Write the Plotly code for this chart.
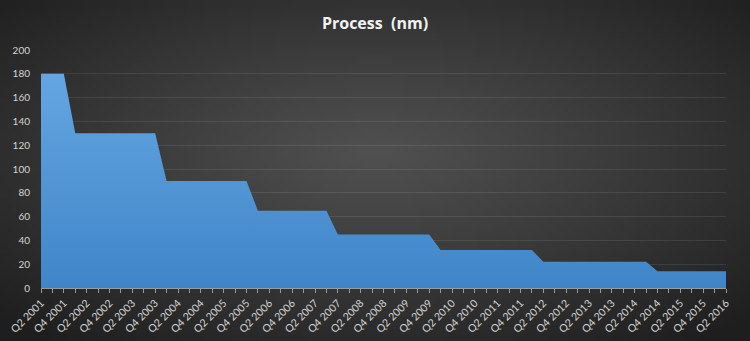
import base64
import math
import struct
import zlib

import plotly.graph_objects as go

quarters = [
    "Q2 2001", "Q3 2001", "Q4 2001", "Q1 2002", "Q2 2002", "Q3 2002", "Q4 2002",
    "Q1 2003", "Q2 2003", "Q3 2003", "Q4 2003", "Q1 2004", "Q2 2004", "Q3 2004",
    "Q4 2004", "Q1 2005", "Q2 2005", "Q3 2005", "Q4 2005", "Q1 2006", "Q2 2006",
    "Q3 2006", "Q4 2006", "Q1 2007", "Q2 2007", "Q3 2007", "Q4 2007", "Q1 2008",
    "Q2 2008", "Q3 2008", "Q4 2008", "Q1 2009", "Q2 2009", "Q3 2009", "Q4 2009",
    "Q1 2010", "Q2 2010", "Q3 2010", "Q4 2010", "Q1 2011", "Q2 2011", "Q3 2011",
    "Q4 2011", "Q1 2012", "Q2 2012", "Q3 2012", "Q4 2012", "Q1 2013", "Q2 2013",
    "Q3 2013", "Q4 2013", "Q1 2014", "Q2 2014", "Q3 2014", "Q4 2014", "Q1 2015",
    "Q2 2015", "Q3 2015", "Q4 2015", "Q1 2016", "Q2 2016",
]

process_nm = [
    180, 180, 180,
    130, 130, 130, 130, 130, 130, 130, 130,
    90, 90, 90, 90, 90, 90, 90, 90,
    65, 65, 65, 65, 65, 65, 65,
    45, 45, 45, 45, 45, 45, 45, 45, 45,
    32, 32, 32, 32, 32, 32, 32, 32, 32,
    22, 22, 22, 22, 22, 22, 22, 22, 22, 22,
    14, 14, 14, 14, 14, 14, 14,
]

y_ticks = [0, 20, 40, 60, 80, 100, 120, 140, 160, 180, 200]

# figure geometry
W, H = 750, 341
ML, MR, MT, MB = 41, 24, 50, 53


def radial_png(w, h, c_in, c_out, cx, cy):
    rows = []
    for j in range(h):
        row = bytearray([0])
        for i in range(w):
            dx = (i / (w - 1) - cx) / 0.5
            dy = (j / (h - 1) - cy) / 0.5
            d = min(1.0, math.sqrt(dx * dx + dy * dy) / math.sqrt(2))
            t = d ** 1.1
            for k in range(3):
                row.append(int(round(c_in[k] + (c_out[k] - c_in[k]) * t)))
        rows.append(bytes(row))
    raw = b"".join(rows)

    def chunk(tag, data):
        c = struct.pack(">I", len(data)) + tag + data
        return c + struct.pack(">I", zlib.crc32(tag + data) & 0xFFFFFFFF)

    png = b"\x89PNG\r\n\x1a\n"
    png += chunk(b"IHDR", struct.pack(">IIBBBBB", w, h, 8, 2, 0, 0, 0))
    png += chunk(b"IDAT", zlib.compress(raw, 9))
    png += chunk(b"IEND", b"")
    return "data:image/png;base64," + base64.b64encode(png).decode()


bg = radial_png(150, 68, (80, 80, 80), (30, 30, 30), 0.5, 0.45)

x_idx = list(range(len(quarters)))
tick_text = [q if i % 2 == 0 else "" for i, q in enumerate(quarters)]

fig = go.Figure()
fig.add_trace(
    go.Scatter(
        x=x_idx,
        y=process_nm,
        mode="lines",
        line=dict(width=0, color="#4a90d4"),
        fill="tozeroy",
        fillgradient=dict(
            type="vertical",
            colorscale=[[0, "#3f85c8"], [1, "#64a6e2"]],
        ),
        hoverinfo="x+y",
        showlegend=False,
    )
)

pw = W - ML - MR
ph = H - MT - MB

fig.update_layout(
    width=W,
    height=H,
    margin=dict(l=ML, r=MR, t=MT, b=MB, pad=0, autoexpand=False),
    paper_bgcolor="#363636",
    plot_bgcolor="rgba(0,0,0,0)",
    font=dict(family="Lato, 'Open Sans', sans-serif", color="#d4d4d4", size=10),
    title=dict(
        text="<b>Process\u00a0 (nm)</b>",
        x=0.5,
        xref="container",
        xanchor="center",
        y=1 - 23 / H,
        yref="container",
        yanchor="middle",
        automargin=False,
        font=dict(family="'Open Sans', Lato, sans-serif", size=16, color="#f2f2f2"),
    ),
    images=[
        dict(
            source=bg,
            xref="paper",
            yref="paper",
            x=-ML / pw,
            y=1 + MT / ph,
            sizex=W / pw,
            sizey=H / ph,
            xanchor="left",
            yanchor="top",
            sizing="stretch",
            layer="below",
        )
    ],
    xaxis=dict(
        range=[0, len(quarters) - 1],
        tickmode="array",
        tickvals=x_idx,
        ticktext=tick_text,
        tickangle=-45,
        ticks="outside",
        ticklen=4,
        tickcolor="#9a9a9a",
        tickwidth=1,
        showline=True,
        linecolor="#9a9a9a",
        linewidth=1,
        showgrid=False,
        zeroline=False,
        automargin=False,
        tickfont=dict(size=10.5, color="#d4d4d4"),
        fixedrange=True,
    ),
    yaxis=dict(
        range=[0, 200],
        tickmode="array",
        tickvals=y_ticks,
        ticktext=[str(v) for v in y_ticks],
        showgrid=True,
        gridcolor="rgba(255,255,255,0.09)",
        gridwidth=1,
        zeroline=False,
        showline=False,
        ticks="",
        ticklabelstandoff=10,
        automargin=False,
        tickfont=dict(size=10, color="#d4d4d4"),
        fixedrange=True,
    ),
)

fig.write_html("out.html")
-------
THE TASK » Your task is to reproduce exactly the lines from the start of the data above through the line containing "import plotly.graph_objects as go", leaving every picture out.

SOLUTION »
Write the Plotly code for this chart.
import base64
import math
import struct
import zlib

import plotly.graph_objects as go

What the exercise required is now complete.